• _REQUIRED WORK_
Return precisely the span of lines from the top of the material below to the line containing "phi chức năng</text></g>", both included. Pictures are excluded.

===

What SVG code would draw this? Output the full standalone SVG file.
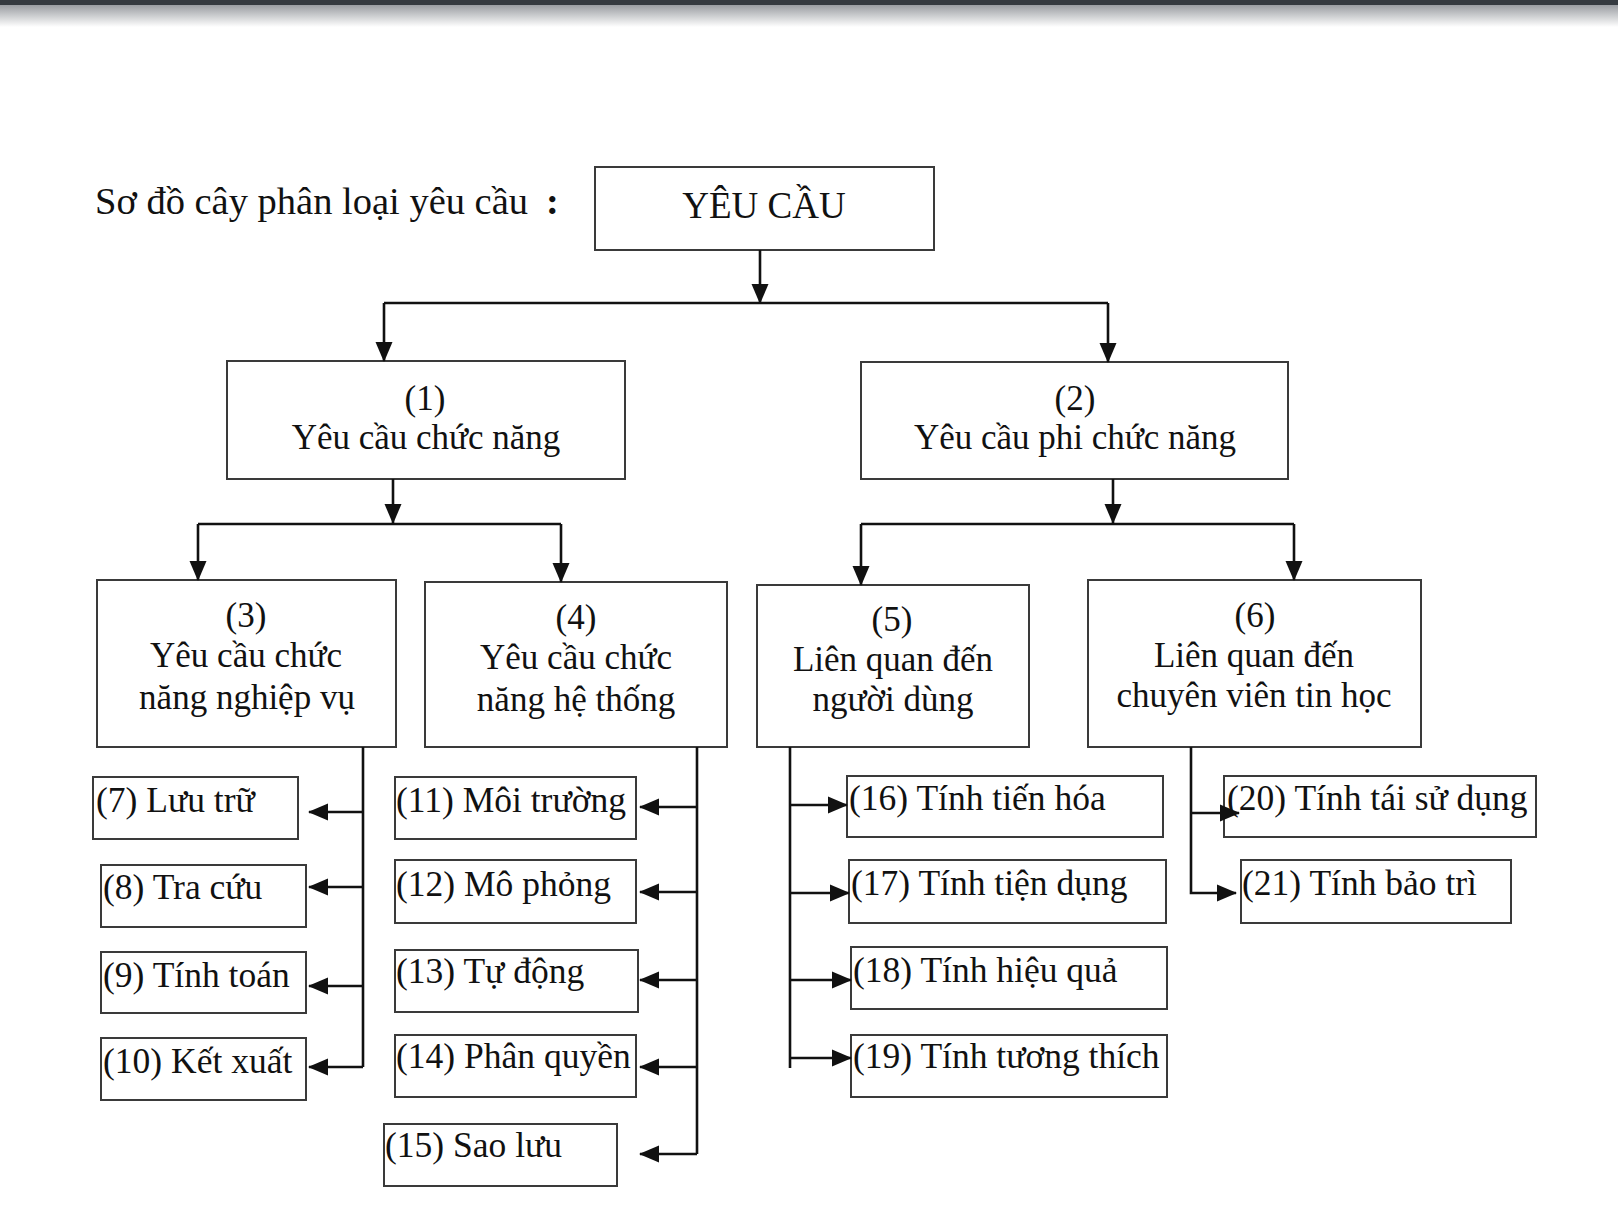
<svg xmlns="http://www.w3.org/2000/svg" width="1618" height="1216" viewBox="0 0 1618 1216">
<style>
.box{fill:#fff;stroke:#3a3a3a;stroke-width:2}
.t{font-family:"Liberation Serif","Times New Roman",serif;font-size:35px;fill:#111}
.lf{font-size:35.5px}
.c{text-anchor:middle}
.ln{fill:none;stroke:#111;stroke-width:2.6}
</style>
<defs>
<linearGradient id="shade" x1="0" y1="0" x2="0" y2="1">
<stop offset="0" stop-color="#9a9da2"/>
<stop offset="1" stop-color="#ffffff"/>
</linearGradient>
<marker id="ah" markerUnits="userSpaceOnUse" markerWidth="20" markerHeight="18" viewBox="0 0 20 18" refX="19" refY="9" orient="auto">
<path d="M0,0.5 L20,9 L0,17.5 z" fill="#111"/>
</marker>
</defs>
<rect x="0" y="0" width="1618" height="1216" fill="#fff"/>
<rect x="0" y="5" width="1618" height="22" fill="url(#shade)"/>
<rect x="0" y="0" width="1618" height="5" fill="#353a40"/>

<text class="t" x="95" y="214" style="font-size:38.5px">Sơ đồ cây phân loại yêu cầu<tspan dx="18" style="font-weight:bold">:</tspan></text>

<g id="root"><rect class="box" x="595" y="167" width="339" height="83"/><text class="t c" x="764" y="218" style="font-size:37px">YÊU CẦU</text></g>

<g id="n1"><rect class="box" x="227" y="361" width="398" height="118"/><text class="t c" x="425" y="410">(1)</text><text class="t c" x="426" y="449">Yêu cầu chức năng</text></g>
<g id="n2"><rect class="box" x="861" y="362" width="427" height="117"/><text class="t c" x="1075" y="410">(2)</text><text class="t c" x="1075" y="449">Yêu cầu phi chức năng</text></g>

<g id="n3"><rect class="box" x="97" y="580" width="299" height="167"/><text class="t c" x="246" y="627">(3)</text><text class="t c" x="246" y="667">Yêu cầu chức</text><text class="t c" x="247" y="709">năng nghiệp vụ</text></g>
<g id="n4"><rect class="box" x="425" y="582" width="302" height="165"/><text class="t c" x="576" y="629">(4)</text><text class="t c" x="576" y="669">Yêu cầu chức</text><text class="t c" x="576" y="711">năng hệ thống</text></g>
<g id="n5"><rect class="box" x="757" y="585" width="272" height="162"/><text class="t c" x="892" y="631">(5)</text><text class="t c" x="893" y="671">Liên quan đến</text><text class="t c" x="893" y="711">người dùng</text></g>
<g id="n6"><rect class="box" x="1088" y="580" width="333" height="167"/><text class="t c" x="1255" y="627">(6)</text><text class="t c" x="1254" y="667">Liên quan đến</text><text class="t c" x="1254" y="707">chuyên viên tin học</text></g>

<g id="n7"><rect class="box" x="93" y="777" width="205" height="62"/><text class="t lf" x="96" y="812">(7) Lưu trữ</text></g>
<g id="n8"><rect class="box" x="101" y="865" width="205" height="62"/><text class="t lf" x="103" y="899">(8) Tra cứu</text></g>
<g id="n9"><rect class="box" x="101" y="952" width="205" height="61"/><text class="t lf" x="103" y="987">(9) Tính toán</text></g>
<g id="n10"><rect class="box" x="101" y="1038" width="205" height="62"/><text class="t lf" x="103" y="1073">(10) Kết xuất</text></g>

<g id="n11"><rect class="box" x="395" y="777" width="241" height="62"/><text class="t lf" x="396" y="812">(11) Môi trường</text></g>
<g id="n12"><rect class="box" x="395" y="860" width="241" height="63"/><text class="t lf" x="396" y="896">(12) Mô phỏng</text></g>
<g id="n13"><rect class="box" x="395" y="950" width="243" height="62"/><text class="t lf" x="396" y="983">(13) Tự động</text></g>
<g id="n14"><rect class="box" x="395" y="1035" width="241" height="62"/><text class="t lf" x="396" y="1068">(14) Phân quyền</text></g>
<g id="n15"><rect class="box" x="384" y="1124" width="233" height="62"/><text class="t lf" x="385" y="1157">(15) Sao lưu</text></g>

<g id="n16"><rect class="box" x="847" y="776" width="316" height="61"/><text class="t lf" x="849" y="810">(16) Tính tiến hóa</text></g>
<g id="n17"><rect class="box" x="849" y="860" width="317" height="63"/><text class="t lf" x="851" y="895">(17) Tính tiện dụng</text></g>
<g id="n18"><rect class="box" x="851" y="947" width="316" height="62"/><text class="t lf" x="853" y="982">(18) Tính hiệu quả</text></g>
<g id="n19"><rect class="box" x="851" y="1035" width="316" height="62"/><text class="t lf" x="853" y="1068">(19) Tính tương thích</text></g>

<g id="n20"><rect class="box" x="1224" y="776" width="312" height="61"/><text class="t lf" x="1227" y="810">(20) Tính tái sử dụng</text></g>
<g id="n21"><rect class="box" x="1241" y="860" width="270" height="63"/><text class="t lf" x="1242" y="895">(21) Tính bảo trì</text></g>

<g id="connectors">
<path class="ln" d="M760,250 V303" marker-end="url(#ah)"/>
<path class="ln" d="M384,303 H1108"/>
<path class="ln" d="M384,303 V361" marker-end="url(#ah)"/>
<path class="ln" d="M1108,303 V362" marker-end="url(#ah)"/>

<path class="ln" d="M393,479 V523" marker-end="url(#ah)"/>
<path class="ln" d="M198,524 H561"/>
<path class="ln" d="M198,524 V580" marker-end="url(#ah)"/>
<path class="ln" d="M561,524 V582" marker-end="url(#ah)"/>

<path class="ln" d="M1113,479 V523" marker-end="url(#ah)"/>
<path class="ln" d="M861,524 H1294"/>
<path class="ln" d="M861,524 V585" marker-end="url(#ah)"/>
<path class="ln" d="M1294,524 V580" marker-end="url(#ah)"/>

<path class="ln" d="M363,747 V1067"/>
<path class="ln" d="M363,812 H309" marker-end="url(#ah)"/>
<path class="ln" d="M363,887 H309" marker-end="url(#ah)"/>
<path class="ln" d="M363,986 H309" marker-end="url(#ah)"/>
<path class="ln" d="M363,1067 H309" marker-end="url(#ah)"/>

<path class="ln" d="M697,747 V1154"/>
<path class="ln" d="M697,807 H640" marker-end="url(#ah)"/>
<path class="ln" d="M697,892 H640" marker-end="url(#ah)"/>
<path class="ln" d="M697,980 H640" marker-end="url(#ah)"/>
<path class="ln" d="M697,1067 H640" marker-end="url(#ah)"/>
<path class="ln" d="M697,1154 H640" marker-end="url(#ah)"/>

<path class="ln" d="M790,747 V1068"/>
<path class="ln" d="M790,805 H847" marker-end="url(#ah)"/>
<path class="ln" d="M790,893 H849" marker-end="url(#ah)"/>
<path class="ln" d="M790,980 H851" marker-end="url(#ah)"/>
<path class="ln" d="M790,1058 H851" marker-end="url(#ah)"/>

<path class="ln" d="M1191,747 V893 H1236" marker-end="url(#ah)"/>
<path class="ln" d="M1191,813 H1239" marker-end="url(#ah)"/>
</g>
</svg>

===

• _FINISHED TASK_
What SVG code would draw this? Output the full standalone SVG file.
<svg xmlns="http://www.w3.org/2000/svg" width="1618" height="1216" viewBox="0 0 1618 1216">
<style>
.box{fill:#fff;stroke:#3a3a3a;stroke-width:2}
.t{font-family:"Liberation Serif","Times New Roman",serif;font-size:35px;fill:#111}
.lf{font-size:35.5px}
.c{text-anchor:middle}
.ln{fill:none;stroke:#111;stroke-width:2.6}
</style>
<defs>
<linearGradient id="shade" x1="0" y1="0" x2="0" y2="1">
<stop offset="0" stop-color="#9a9da2"/>
<stop offset="1" stop-color="#ffffff"/>
</linearGradient>
<marker id="ah" markerUnits="userSpaceOnUse" markerWidth="20" markerHeight="18" viewBox="0 0 20 18" refX="19" refY="9" orient="auto">
<path d="M0,0.5 L20,9 L0,17.5 z" fill="#111"/>
</marker>
</defs>
<rect x="0" y="0" width="1618" height="1216" fill="#fff"/>
<rect x="0" y="5" width="1618" height="22" fill="url(#shade)"/>
<rect x="0" y="0" width="1618" height="5" fill="#353a40"/>

<text class="t" x="95" y="214" style="font-size:38.5px">Sơ đồ cây phân loại yêu cầu<tspan dx="18" style="font-weight:bold">:</tspan></text>

<g id="root"><rect class="box" x="595" y="167" width="339" height="83"/><text class="t c" x="764" y="218" style="font-size:37px">YÊU CẦU</text></g>

<g id="n1"><rect class="box" x="227" y="361" width="398" height="118"/><text class="t c" x="425" y="410">(1)</text><text class="t c" x="426" y="449">Yêu cầu chức năng</text></g>
<g id="n2"><rect class="box" x="861" y="362" width="427" height="117"/><text class="t c" x="1075" y="410">(2)</text><text class="t c" x="1075" y="449">Yêu cầu phi chức năng</text></g>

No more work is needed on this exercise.